Scuola, la ministra Azzolina ha la poltrona a rotelle
La ministra nel bunker, ma la sorte di Lucia Azzolina sembra segnata. Riapertura o no il 14 settembre, la titolare dell’istruzione si è messa su una poltrona a rotelle destinata all’uscita dal ministero. Ogni giorno ne combina una ed è riuscita a far uscire allo scoperto i nervi tesi di maggioranza e sindacati. La difendono per dovere d’ufficio solo quelli della compagnia grillina, ma senza più tanto entusiasmo.
Sulla scuola e con un ministro issato sulla graticola il governo rischia grosso. Si assiste ad una specie di
corrida, con i sindacati che reagiscono a pallettoni alle accuse di sabotaggio che una ministra sciagurata ha rivolto loro a furia di interviste televisive e sulla stampa. Anziché cercare una tregua Lucia Azzolina ha preferito appiccare il fuoco. È una strategia di corto respiro, perché nella maggioranza sono davvero pochi i disponibili ad immolarsi per lei. Per un giorno potrebbe anche non servire l’opposizione per le contestazioni all’operato della ministra dell’istruzione: si scomoda persino il segretario del Pd, Nicola Zingaretti, con un tweet di rara chiarezza (“Sulla scuola il Governo usi la collaborazione e non alimenti divisioni”), che ai più sembra un epitaffio.
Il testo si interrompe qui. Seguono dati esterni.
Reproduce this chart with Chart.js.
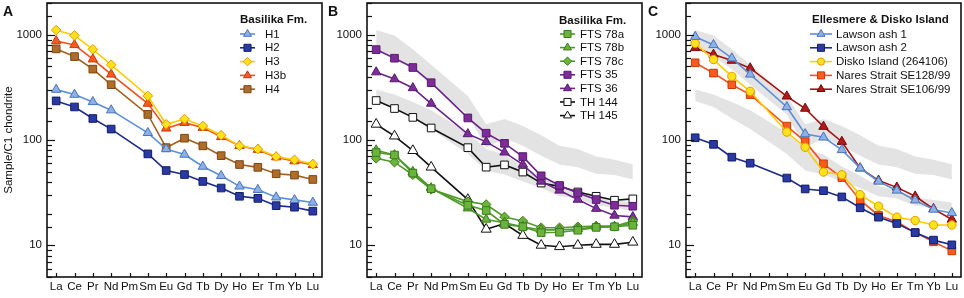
<!DOCTYPE html>
<html><head><meta charset="utf-8">
<script src="https://cdn.jsdelivr.net/npm/chart.js@4/dist/chart.umd.min.js"></script>
<style>
html,body{margin:0;padding:0;background:#fff;}
#wrap{position:relative;width:964px;height:298px;overflow:hidden;background:#fff;}
canvas{position:absolute;top:0;}
</style></head><body>
<div id="wrap">
<canvas id="cA" width="324" height="298" style="left:0px"></canvas>
<canvas id="cB" width="324" height="298" style="left:320px"></canvas>
<canvas id="cC" width="324" height="298" style="left:639px"></canvas>
</div>
<script>
// ---- categories & tick labels ----
const elements = ['La','Ce','Pr','Nd','Pm','Sm','Eu','Gd','Tb','Dy','Ho','Er','Tm','Yb','Lu'];
const yTickLabels = [10, 100, 1000];

// ---- Panel A: Basilika Fm. ----
const H1  = [301,270,230,192,null,117,82,72.8,56,45.7,36.3,33.7,28.6,27,25.5];
const H2  = [235,206,160,127,null,73.8,51.3,47,40.4,35,29.2,27.9,23.8,23,21.1];
const H3  = [1107,985,727,518,null,262,141,158,136,111,88,82,69.6,64.8,59];
const H3b = [871,800,585,420,null,222,129,146,131,107,88,81,68.7,63,58];
const H4  = [733,620,471,335,null,175,84.6,104,88,71,58.5,55,47.8,46.4,42.2];

// ---- Panel B: Basilika Fm. ----
const FTS78a = [76,72,48.5,34.5,null,24,21.4,15.8,15,13.2,13.3,13.9,14.8,15,15.5];
const FTS78b = [80,72,50,35,null,22.5,17.6,16.4,15,14,14,14.3,15,15,16.4];
const FTS78c = [67,61.6,46.8,34,null,26,24.4,18.6,17,14.7,14.7,15,15.2,15.2,17];
const FTS35  = [722,598,488,350,null,162,116,93,69.6,45.7,37,31.4,27.2,24,23.5];
const FTS36  = [441,379,312,222,null,114,96,76.4,58.5,40.4,33.2,27.2,22.3,19.2,18.6];
const TH144  = [237,199,164,130,null,84.6,55.2,58,49.6,39,36.3,32.1,29.2,26.8,27.6];
const TH145  = [141,109,79.3,55.2,null,27.2,14.2,16.1,12.4,10,9.7,10,10.2,10.2,10.7];

// ---- Panel C: Ellesmere & Disko Island ----
const Lawson1 = [958,800,598,420,null,206,114,106,80.5,54,40.4,33.2,26.8,21.9,20.3];
const Lawson2 = [105,91,68.7,60.2,null,43.5,34.3,33,28.8,22.7,18.5,16.1,13.2,11.2,10.1];
const Disko   = [828,581,402,290,null,119,85.3,49.6,46.8,30.3,23.5,18.5,17.2,15.6,15.6];
const SE128   = [541,432,335,270,null,135.5,96.4,59.4,44,26.8,19.2,16.7,13.2,10.8,8.85];
const SE106   = [749,648,568,481,null,260,199,134,96.4,54,41.3,35.5,29.2,22.2,17.6];

// envelopes of the panel A groups (grey fields in B and C)
function env(arrs, fn){ return arrs[0].map((_, i) => arrs[0][i] === null ? null : fn(...arrs.map(a => a[i]))); }
const upTop = env([H3, H3b, H4], Math.max), upBot = env([H3, H3b, H4], Math.min);
const loTop = env([H1, H2], Math.max), loBot = env([H1, H2], Math.min);

const FONT = "'Liberation Sans', Arial, Helvetica, sans-serif";

function ds(label, data, line, fill, border, style, r){
  return {label, data, borderColor: line, backgroundColor: fill, pointBackgroundColor: fill,
    pointBorderColor: border, pointStyle: style, pointRadius: r, pointBorderWidth: 1,
    borderWidth: 1.6, spanGaps: true, fill: false, order: 0, legend: true};
}
function bands(){
  const g = '#e3e3e3';
  const b = (d, f) => ({label:'', data:d, borderWidth:0, borderColor:'rgba(0,0,0,0)', pointRadius:0,
    fill:f, backgroundColor:g, spanGaps:true, order:10, legend:false});
  return [b(upTop,'+1'), b(upBot,false), b(loTop,'+1'), b(loBot,false)];
}

function marker(ctx, style, x, y, r, fill, stroke){
  ctx.beginPath();
  if (style === 'triangle') {
    ctx.moveTo(x, y - r); ctx.lineTo(x + r*0.866, y + r*0.5); ctx.lineTo(x - r*0.866, y + r*0.5); ctx.closePath();
  } else if (style === 'rect') {
    const s = r * Math.SQRT1_2; ctx.rect(x - s, y - s, 2*s, 2*s);
  } else if (style === 'rectRot') {
    ctx.moveTo(x, y - r); ctx.lineTo(x + r, y); ctx.lineTo(x, y + r); ctx.lineTo(x - r, y); ctx.closePath();
  } else {
    ctx.arc(x, y, r, 0, Math.PI*2);
  }
  ctx.fillStyle = fill; ctx.fill();
  ctx.lineWidth = 1; ctx.strokeStyle = stroke; ctx.stroke();
}

function decor(cfg){
  return {
    id: 'decor',
    afterDraw(chart){
      const ctx = chart.ctx, a = chart.chartArea, xs = chart.scales.x, ys = chart.scales.y;
      ctx.save();
      ctx.strokeStyle = '#111'; ctx.lineWidth = 1.2;
      // y ticks (inward)
      ys.ticks.forEach(t => {
        const v = t.value; if (v < ys.min || v > ys.max) return;
        const p = Math.round(ys.getPixelForValue(v)) + 0.5;
        const lg = Math.abs(Math.log10(v) - Math.round(Math.log10(v))) < 1e-9;
        ctx.beginPath(); ctx.moveTo(a.left, p); ctx.lineTo(a.left + (lg ? 8 : 5), p); ctx.stroke();
      });
      // x ticks (inward)
      elements.forEach((e, i) => {
        const p = Math.round(xs.getPixelForTick(i)) + 0.5;
        ctx.beginPath(); ctx.moveTo(p, a.bottom); ctx.lineTo(p, a.bottom - 4); ctx.stroke();
      });
      // frame
      ctx.lineWidth = 1.6;
      ctx.strokeRect(a.left, a.top, a.right - a.left, a.bottom - a.top);
      // panel letter
      ctx.fillStyle = '#111'; ctx.font = 'bold 14px ' + FONT; ctx.textBaseline = 'alphabetic'; ctx.textAlign = 'left';
      ctx.fillText(cfg.letter, cfg.letterX, 16);
      // y title
      if (cfg.ytitle) {
        ctx.save(); ctx.translate(9, (a.top + a.bottom) / 2); ctx.rotate(-Math.PI/2);
        ctx.font = '11.5px ' + FONT; ctx.textAlign = 'center'; ctx.textBaseline = 'middle';
        ctx.fillText(cfg.ytitle, 0, 0); ctx.restore();
      }
      // legend
      ctx.textAlign = 'left'; ctx.textBaseline = 'middle';
      ctx.font = 'bold 11.5px ' + FONT; ctx.fillStyle = '#111';
      ctx.fillText(cfg.legTitle, cfg.titleX, cfg.titleY);
      ctx.font = '11.5px ' + FONT;
      const items = chart.data.datasets.filter(d => d.legend);
      items.forEach((d, k) => {
        const y = cfg.itemY0 + k * cfg.itemDy;
        ctx.strokeStyle = d.borderColor; ctx.lineWidth = 1.6;
        ctx.beginPath(); ctx.moveTo(cfg.sx0, y); ctx.lineTo(cfg.sx1, y); ctx.stroke();
        const r = d.pointStyle === 'triangle' ? 4.6 : (d.pointStyle === 'rect' ? 5 : (d.pointStyle === 'circle' ? 3.6 : 4.2));
        marker(ctx, d.pointStyle, (cfg.sx0 + cfg.sx1)/2, y, r, d.pointBackgroundColor, d.pointBorderColor);
        ctx.fillStyle = '#111';
        ctx.fillText(d.label, cfg.lx, y + 0.5);
      });
      ctx.restore();
    }
  };
}

function makeChart(id, datasets, cfg){
  new Chart(document.getElementById(id), {
    type: 'line',
    data: {labels: elements, datasets},
    options: {
      responsive: false, animation: false, devicePixelRatio: 1,
      layout: {autoPadding: false, padding: {left: 0, right: 2, top: 3, bottom: 0}},
      plugins: {legend: {display: false}, tooltip: {enabled: false}},
      elements: {line: {tension: 0}},
      scales: {
        x: {type: 'category', offset: true,
            grid: {display: false, drawTicks: false}, border: {display: false},
            ticks: {autoSkip: false, maxRotation: 0, minRotation: 0, padding: 3, color: '#111',
                    font: {family: FONT, size: 11.5}},
            afterFit(s){ s.height = 21; s.paddingLeft = 0; s.paddingRight = 0; }},
        y: {type: 'logarithmic', min: 5, max: 2000,
            grid: {display: false, drawTicks: false}, border: {display: false},
            ticks: {autoSkip: false, padding: 5, color: '#111', font: {family: FONT, size: 11.5},
                    callback: v => yTickLabels.includes(Math.round(v)) && Math.abs(v - Math.round(v)) < 1e-6 ? String(Math.round(v)) : ''},
            afterFit(s){ s.width = 47; s.paddingTop = 0; s.paddingBottom = 0; }}
      }
    },
    plugins: [decor(cfg)]
  });
}

// colours
const cH1 = ['#5b8fd8','#8bb1e8','#4a72b5'];
const cH2 = ['#1c2a8c','#2a3aa2','#121d6a'];
const cH3 = ['#ffcc00','#ffe21a','#e09a00'];
const cH3b= ['#f4511c','#ff5a1e','#c23a0a'];
const cH4 = ['#a0611f','#b06d2a','#7a4714'];
const cGr = ['#4f9a2a','#6ab43c','#3c7a1c'];
const cPu = ['#6b2388','#7d2c9a','#561b6e'];
const cBk = ['#111111','#ffffff','#111111'];
const cRd = ['#a51212','#b41a1a','#740808'];

makeChart('cA', [
  ds('H1', H1, ...cH1, 'triangle', 5.4),
  ds('H2', H2, ...cH2, 'rect', 5.4),
  ds('H3', H3, ...cH3, 'rectRot', 4.8),
  ds('H3b', H3b, ...cH3b, 'triangle', 5.4),
  ds('H4', H4, ...cH4, 'rect', 5.4)
], {letter:'A', letterX:3, ytitle:'Sample/C1 chondrite', legTitle:'Basilika Fm.', titleX:240, titleY:20,
    itemY0:34, itemDy:13.8, sx0:240, sx1:255, lx:265});

makeChart('cB', [
  ...bands(),
  ds('FTS 78a', FTS78a, ...cGr, 'rect', 5.4),
  ds('FTS 78b', FTS78b, ...cGr, 'triangle', 5.4),
  ds('FTS 78c', FTS78c, ...cGr, 'rectRot', 4.8),
  ds('FTS 35', FTS35, ...cPu, 'rect', 5.4),
  ds('FTS 36', FTS36, ...cPu, 'triangle', 5.4),
  ds('TH 144', TH144, ...cBk, 'rect', 5.4),
  ds('TH 145', TH145, ...cBk, 'triangle', 5.8)
], {letter:'B', letterX:8, legTitle:'Basilika Fm.', titleX:239, titleY:21,
    itemY0:34, itemDy:13.6, sx0:240, sx1:255, lx:260});

makeChart('cC', [
  ...bands(),
  ds('Lawson ash 1', Lawson1, ...cH1, 'triangle', 5.4),
  ds('Lawson ash 2', Lawson2, ...cH2, 'rect', 5.4),
  ds('Disko Island (264106)', Disko, ...cH3, 'circle', 4.2),
  ds('Nares Strait SE128/99', SE128, ...cH3b, 'rect', 5.4),
  ds('Nares Strait SE106/99', SE106, ...cRd, 'triangle', 5.4)
], {letter:'C', letterX:9, legTitle:'Ellesmere & Disko Island', titleX:173, titleY:20,
    itemY0:34, itemDy:13.8, sx0:171, sx1:193, lx:197});
</script>
</body></html>
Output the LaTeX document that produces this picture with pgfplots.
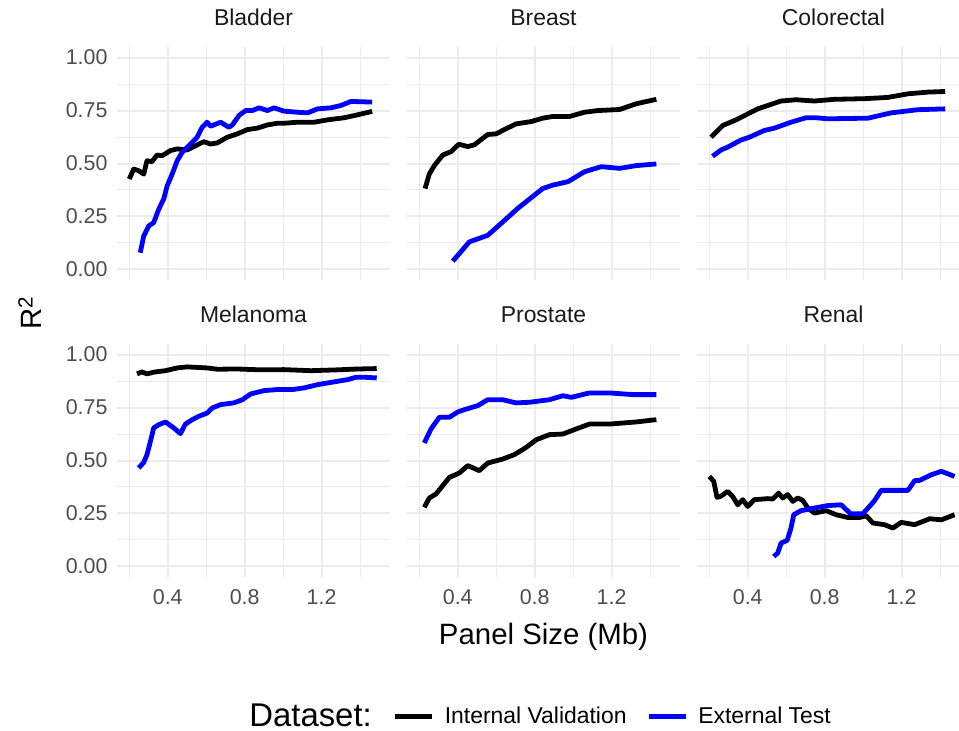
\documentclass[border=0pt]{standalone}
\usepackage{fontspec}
\setmainfont{Liberation Sans}
\usepackage{pgfplots}
\pgfplotsset{compat=1.18}
\definecolor{gridc}{HTML}{EBEBEB}
\definecolor{tickc}{HTML}{4D4D4D}
\definecolor{stripc}{HTML}{1A1A1A}
\definecolor{extblue}{HTML}{0000FF}
\pgfplotsset{
 panel/.style={
  scale only axis, width=273bp, height=233bp,
  xmin=0.136, xmax=1.556, ymin=-0.05, ymax=1.05,
  xtick={0.4,0.8,1.2}, minor xtick={0.2,0.6,1.0,1.4},
  ytick={0,0.25,0.5,0.75,1}, minor ytick={0.125,0.375,0.625,0.875},
  grid=both,
  major grid style={draw=gridc, line width=2bp},
  minor grid style={draw=gridc, line width=1bp},
  axis line style={draw=none},
  tick style={draw=none},
  major tick length=0pt, minor tick length=0pt,
  xticklabels={0.4,0.8,1.2},
  yticklabels={0.00,0.25,0.50,0.75,1.00},
  /pgf/number format/assume math mode=true,
  ticklabel style={font=\fontsize{21.5}{26}\selectfont, text=tickc},
  xticklabel style={yshift=-9bp},
  yticklabel style={xshift=-6bp},
  title style={font=\fontsize{23}{27}\selectfont, text=stripc, at={(0.5,1)}, anchor=base, yshift=16bp},
  anchor=north west,
 },
 noxl/.style={xticklabels={}},
 noyl/.style={yticklabels={}},
 int/.style={black, line width=4.8bp, line join=round, line cap=butt},
 ext/.style={extblue, line width=4.8bp, line join=round, line cap=butt},
}
\begin{document}
\begin{tikzpicture}
\path[use as bounding box] (0,0) rectangle (959bp,-731bp);
% ---------- Bladder
\begin{axis}[panel, noxl, at={(117bp,-47bp)}, title={Bladder}]
\addplot[int] coordinates {(0.2,0.427)(0.223,0.474)(0.249,0.466)(0.275,0.45)(0.292,0.513)(0.318,0.509)(0.344,0.54)(0.371,0.537)(0.414,0.561)(0.449,0.569)(0.501,0.564)(0.553,0.588)(0.588,0.603)(0.623,0.592)(0.657,0.597)(0.71,0.624)(0.762,0.64)(0.814,0.66)(0.866,0.667)(0.918,0.682)(0.97,0.69)(1.005,0.69)(1.075,0.695)(1.162,0.695)(1.231,0.706)(1.318,0.716)(1.388,0.73)(1.463,0.746)};
\addplot[ext] coordinates {(0.257,0.079)(0.275,0.158)(0.301,0.205)(0.327,0.221)(0.353,0.284)(0.379,0.332)(0.397,0.395)(0.423,0.45)(0.449,0.513)(0.475,0.553)(0.518,0.592)(0.553,0.624)(0.579,0.671)(0.605,0.695)(0.623,0.676)(0.675,0.695)(0.718,0.671)(0.736,0.682)(0.771,0.727)(0.805,0.75)(0.84,0.75)(0.875,0.763)(0.918,0.75)(0.953,0.763)(1.005,0.747)(1.075,0.742)(1.127,0.739)(1.179,0.758)(1.249,0.763)(1.301,0.774)(1.353,0.793)(1.463,0.79)};
\end{axis}
% ---------- Breast
\begin{axis}[panel, noxl, noyl, at={(407bp,-47bp)}, title={Breast}]
\addplot[int] coordinates {(0.23,0.382)(0.252,0.45)(0.278,0.49)(0.322,0.54)(0.365,0.556)(0.405,0.591)(0.452,0.58)(0.486,0.588)(0.556,0.637)(0.599,0.64)(0.651,0.664)(0.703,0.687)(0.782,0.698)(0.842,0.714)(0.894,0.722)(0.981,0.722)(1.059,0.742)(1.129,0.75)(1.242,0.755)(1.328,0.782)(1.433,0.803)};
\addplot[ext] coordinates {(0.374,0.039)(0.417,0.084)(0.46,0.13)(0.556,0.161)(0.634,0.224)(0.712,0.288)(0.773,0.332)(0.842,0.382)(0.894,0.398)(0.973,0.414)(1.059,0.461)(1.146,0.485)(1.242,0.477)(1.328,0.49)(1.433,0.498)};
\end{axis}
% ---------- Colorectal
\begin{axis}[panel, noxl, noyl, at={(697bp,-47bp)}, title={Colorectal}]
\addplot[int] coordinates {(0.209,0.624)(0.269,0.679)(0.339,0.706)(0.452,0.758)(0.573,0.795)(0.651,0.801)(0.747,0.795)(0.851,0.803)(1.007,0.806)(1.129,0.812)(1.233,0.829)(1.337,0.837)(1.427,0.84)};
\addplot[ext] coordinates {(0.217,0.534)(0.261,0.564)(0.295,0.577)(0.365,0.611)(0.408,0.624)(0.486,0.656)(0.539,0.667)(0.625,0.695)(0.703,0.716)(0.756,0.716)(0.816,0.711)(1.025,0.714)(1.146,0.739)(1.285,0.754)(1.427,0.758)};
\end{axis}
% ---------- Melanoma
\begin{axis}[panel, at={(117bp,-344bp)}, title={Melanoma}]
\addplot[int] coordinates {(0.24,0.909)(0.266,0.918)(0.292,0.909)(0.327,0.917)(0.388,0.924)(0.449,0.937)(0.501,0.942)(0.605,0.937)(0.657,0.931)(0.762,0.932)(0.883,0.928)(1.005,0.929)(1.144,0.924)(1.283,0.928)(1.388,0.932)(1.487,0.934)};
\addplot[ext] coordinates {(0.249,0.465)(0.275,0.491)(0.292,0.528)(0.31,0.591)(0.327,0.654)(0.353,0.669)(0.388,0.682)(0.431,0.654)(0.466,0.627)(0.492,0.672)(0.527,0.693)(0.562,0.709)(0.605,0.724)(0.631,0.748)(0.675,0.764)(0.744,0.772)(0.788,0.787)(0.831,0.814)(0.901,0.83)(0.97,0.835)(1.049,0.835)(1.11,0.843)(1.179,0.858)(1.283,0.874)(1.336,0.882)(1.379,0.893)(1.423,0.893)(1.487,0.89)};
\end{axis}
% ---------- Prostate
\begin{axis}[panel, noyl, at={(407bp,-344bp)}, title={Prostate},
  xlabel={Panel Size (Mb)},
  xlabel style={font=\fontsize{29.5}{34}\selectfont, at={(axis description cs:0.5,0)}, anchor=base, yshift=-67bp},
  legend style={draw=none, fill=none, legend columns=-1, at={(axis description cs:-0.052,-0.597)}, anchor=west, inner sep=0pt,
    font=\fontsize{23}{27}\selectfont,
    /tikz/every odd column/.append style={column sep=8bp},
    /tikz/every even column/.append style={column sep=18bp}},
  legend image code/.code={\draw[#1, line width=4.8bp] (0bp,0bp) -- (37bp,0bp);}]
\addplot[ext, forget plot] coordinates {(0.226,0.583)(0.261,0.649)(0.304,0.704)(0.356,0.704)(0.4,0.729)(0.434,0.74)(0.504,0.759)(0.556,0.787)(0.634,0.787)(0.703,0.772)(0.773,0.775)(0.877,0.787)(0.947,0.806)(0.99,0.798)(1.085,0.819)(1.19,0.819)(1.311,0.811)(1.433,0.811)};
\addplot[int, forget plot] coordinates {(0.226,0.279)(0.252,0.323)(0.287,0.342)(0.356,0.42)(0.408,0.441)(0.452,0.476)(0.512,0.452)(0.556,0.488)(0.634,0.507)(0.695,0.528)(0.756,0.562)(0.808,0.598)(0.877,0.622)(0.947,0.625)(1.016,0.649)(1.085,0.672)(1.19,0.672)(1.328,0.682)(1.433,0.693)};
\addlegendimage{int}\addlegendentry{Internal Validation}
\addlegendimage{ext}\addlegendentry{External Test}
\end{axis}
% ---------- Renal
\begin{axis}[panel, noyl, at={(697bp,-344bp)}, title={Renal}]
\addplot[int] coordinates {(0.2,0.425)(0.223,0.402)(0.24,0.326)(0.26,0.331)(0.295,0.354)(0.321,0.331)(0.348,0.291)(0.374,0.315)(0.4,0.283)(0.434,0.315)(0.504,0.32)(0.53,0.318)(0.56,0.346)(0.582,0.323)(0.608,0.339)(0.634,0.307)(0.66,0.323)(0.686,0.312)(0.712,0.276)(0.747,0.252)(0.808,0.263)(0.86,0.244)(0.92,0.231)(0.981,0.231)(1.016,0.239)(1.051,0.205)(1.111,0.197)(1.155,0.181)(1.198,0.208)(1.268,0.197)(1.346,0.225)(1.407,0.22)(1.476,0.244)};
\addplot[ext] coordinates {(0.535,0.047)(0.556,0.063)(0.573,0.11)(0.605,0.123)(0.625,0.181)(0.639,0.244)(0.677,0.263)(0.747,0.276)(0.816,0.287)(0.886,0.291)(0.934,0.249)(0.999,0.249)(1.033,0.283)(1.059,0.31)(1.094,0.359)(1.233,0.359)(1.268,0.405)(1.294,0.406)(1.355,0.433)(1.407,0.449)(1.476,0.425)};
\end{axis}
\node[rotate=90, font=\fontsize{29.5}{34}\selectfont] at (30bp,-313bp) {R\textsuperscript{2}};
\node[anchor=base east, font=\fontsize{33}{38}\selectfont, inner sep=0pt] at (372bp,-726bp) {Dataset:};
\end{tikzpicture}
\end{document}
E’ come se il Partito democratico si sia dimenticato di stare al governo, perché un po’ tutti dal Nazareno sparano a palle incatenate, dal capogruppo al Senato Andrea Marcucci all’eterno dissidente Matteo Orfini. La Azzolina ha stancato e se ne deve andare, è il non detto di queste ore.
La data simbolica del 14 settembre può rappresentare in ogni caso il suo ultimo giorno al ministero. E anche nel caso impossibile di spazi trovati per i milioni di ragazzi che devono far rientro in classe.
C’è un solco profondo che la Azzolina ha scavato con le sue parole tra se stessa e i sindacati, che nella scuola non sono proprio agnellini. Attribuendo loro una sorta di sabotaggio che avrebbe comportato ritardi e confusione; eppure l’organizzazione del rientro di docenti e studenti in classe spetta proprio al ministero. Che ora getta la palla in tribuna con la sua responsabile politica.
Di qui a poche settimane dovrebbe compiersi una specie di miracolo laico, che non sta solo nell’ingresso in classe di una moltitudine di giovani in tutta Italia.
Perché il 14 settembre non si disputa una Olimpiade della scuola.
Perché – pur se importante – non c’è solo il problema delle famiglie che non sanno come fare per i loro figli.
Ma si tratterà della ripresa di un ciclo formativo che è essenziale per il futuro. Riapriranno le scuole, ma nessuno ha capito come si insegnerà ai ragazzi. Si è parlato di tutto, mascherine, distanziamenti, banchi con le rotelle. Ma la domanda è: come si garantirà la qualità della formazione se si torna a scuola senza una strategia che faccia recuperare agli studenti i troppi mesi persi quest’anno?
Ed è quello a cui avrebbe dovuto rispondere Lucia Azzolina e che invece non abbiamo ascoltato da lei nelle sue fin troppo numerose comparsate televisive. Paradossalmente, la riapertura pure totale degli istituti – e non avverrà – è nulla se non si spiega come garantire il recupero della formazione rimasta in arretrato. E come tutto questo inciderà nelle valutazioni di ogni singolo studente.
Il resto atterrà alla legittima polemica politica, che però non risolve il problema di un apprendimento corretto. Ci si occupa – ed è normale – della salute, ma si trascura l’istruzione come momento centrale nella formazione dell’individuo. Si parla di tutto tranne che della preparazione corretta per i nostri figli.
Su questo tema si giocherà anche quel che sarà del governo dell’Italia, ma per Conte e soci sarà una partita a perdere. Italia Viva è sul piede di guerra e il Pd non ha intenzione di morire per la Azzolina. C’è da scommettere che la festa dell’Unità che Zingaretti inaugura la prossima settimana rappresenterà politicamente il funerale – a distanza – della ministra dell’istruzione.